Hmm apa lagi ya? Uh, udah dua jam nulis wkwkwk.
Hmmm aku berusaha untuk menjaga pikiran, perasaan, dan mentalku sendiri. Karena cuma aku yang ngerti itu. Aku tahu enggak semua anak Compast bajingan, pun aku tahu para bajingan pun juga ada yang menyenangkan, cuma masa lalu dan masa-masa yang ada enggak begitu baik, jadi ya sudah. Hubungan kami udah terlanjur begini dan aku enggak menyesal tentang itu. Justru menurutku ini seru. Setidaknya, bisa kutulis di sini, meski entah akan kubagikan kapan, meski entah akan ada yang baca atau tidak.

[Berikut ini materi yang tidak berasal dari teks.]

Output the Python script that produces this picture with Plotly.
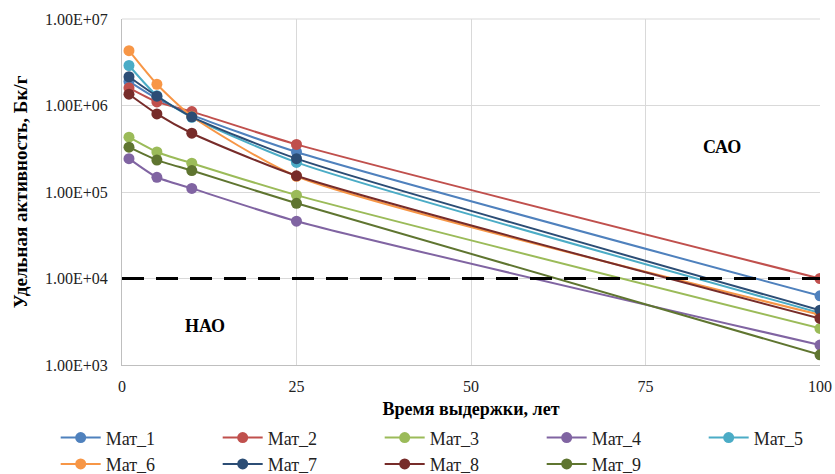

Oh ya, aku sampai block-unblock satu mutual compast di Twitter. Kami jarang interaksi, beberapa kali ketemu di jalan pas di Jember. Dia dulu punya kesan buruk, tapi twit-twitnya menggambarkan dia juga punya 'masalah'nya sendiri. Agak berat sih nge-block-unblock dia. Tapi, aku takut aja sih, bacotanku tentang compast sampai ke mereka. Dia aktif banget twitteran.
Ishhh, panjang bet ya.
Hmm apa lagi? Udah? Hmm udah. Panjang banget. Ini tadi kalau nulis di buku pakai bolpoin gel 2500-an pasti udah habis. So... bye! Good luck me. Thanks... me. Semangat Alit.